#### Recorded data ####

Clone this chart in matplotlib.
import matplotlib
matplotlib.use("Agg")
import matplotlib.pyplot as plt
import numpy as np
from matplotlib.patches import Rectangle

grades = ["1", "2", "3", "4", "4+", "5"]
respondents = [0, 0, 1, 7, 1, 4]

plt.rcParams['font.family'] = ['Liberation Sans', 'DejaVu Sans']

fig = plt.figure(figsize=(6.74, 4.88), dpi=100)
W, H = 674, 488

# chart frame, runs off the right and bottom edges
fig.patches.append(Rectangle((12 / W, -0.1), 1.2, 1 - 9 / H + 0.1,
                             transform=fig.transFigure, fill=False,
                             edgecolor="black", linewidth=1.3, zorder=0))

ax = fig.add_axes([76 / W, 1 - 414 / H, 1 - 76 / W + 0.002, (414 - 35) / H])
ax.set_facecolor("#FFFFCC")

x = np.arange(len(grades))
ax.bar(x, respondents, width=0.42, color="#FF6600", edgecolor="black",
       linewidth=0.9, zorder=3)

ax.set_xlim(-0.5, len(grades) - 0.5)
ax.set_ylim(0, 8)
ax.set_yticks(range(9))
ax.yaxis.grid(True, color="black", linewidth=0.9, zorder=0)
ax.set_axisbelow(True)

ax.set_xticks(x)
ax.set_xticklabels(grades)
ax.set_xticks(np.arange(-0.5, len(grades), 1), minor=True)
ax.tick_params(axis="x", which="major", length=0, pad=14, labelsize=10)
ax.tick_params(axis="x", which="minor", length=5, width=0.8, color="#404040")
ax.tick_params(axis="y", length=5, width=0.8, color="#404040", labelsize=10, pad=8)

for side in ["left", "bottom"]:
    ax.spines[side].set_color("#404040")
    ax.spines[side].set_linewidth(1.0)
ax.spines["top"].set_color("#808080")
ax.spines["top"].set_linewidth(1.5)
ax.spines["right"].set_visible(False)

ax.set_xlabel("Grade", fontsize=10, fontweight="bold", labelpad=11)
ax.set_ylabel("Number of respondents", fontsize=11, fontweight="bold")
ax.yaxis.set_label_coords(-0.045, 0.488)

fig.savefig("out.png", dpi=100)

####

● Directive: Write out exactly the lines from the start of the material through the line with "linewidth=0.9, zorder=3)". No other output is expected.

● Task result:
Clone this chart in matplotlib.
import matplotlib
matplotlib.use("Agg")
import matplotlib.pyplot as plt
import numpy as np
from matplotlib.patches import Rectangle

grades = ["1", "2", "3", "4", "4+", "5"]
respondents = [0, 0, 1, 7, 1, 4]

plt.rcParams['font.family'] = ['Liberation Sans', 'DejaVu Sans']

fig = plt.figure(figsize=(6.74, 4.88), dpi=100)
W, H = 674, 488

# chart frame, runs off the right and bottom edges
fig.patches.append(Rectangle((12 / W, -0.1), 1.2, 1 - 9 / H + 0.1,
                             transform=fig.transFigure, fill=False,
                             edgecolor="black", linewidth=1.3, zorder=0))

ax = fig.add_axes([76 / W, 1 - 414 / H, 1 - 76 / W + 0.002, (414 - 35) / H])
ax.set_facecolor("#FFFFCC")

x = np.arange(len(grades))
ax.bar(x, respondents, width=0.42, color="#FF6600", edgecolor="black",
       linewidth=0.9, zorder=3)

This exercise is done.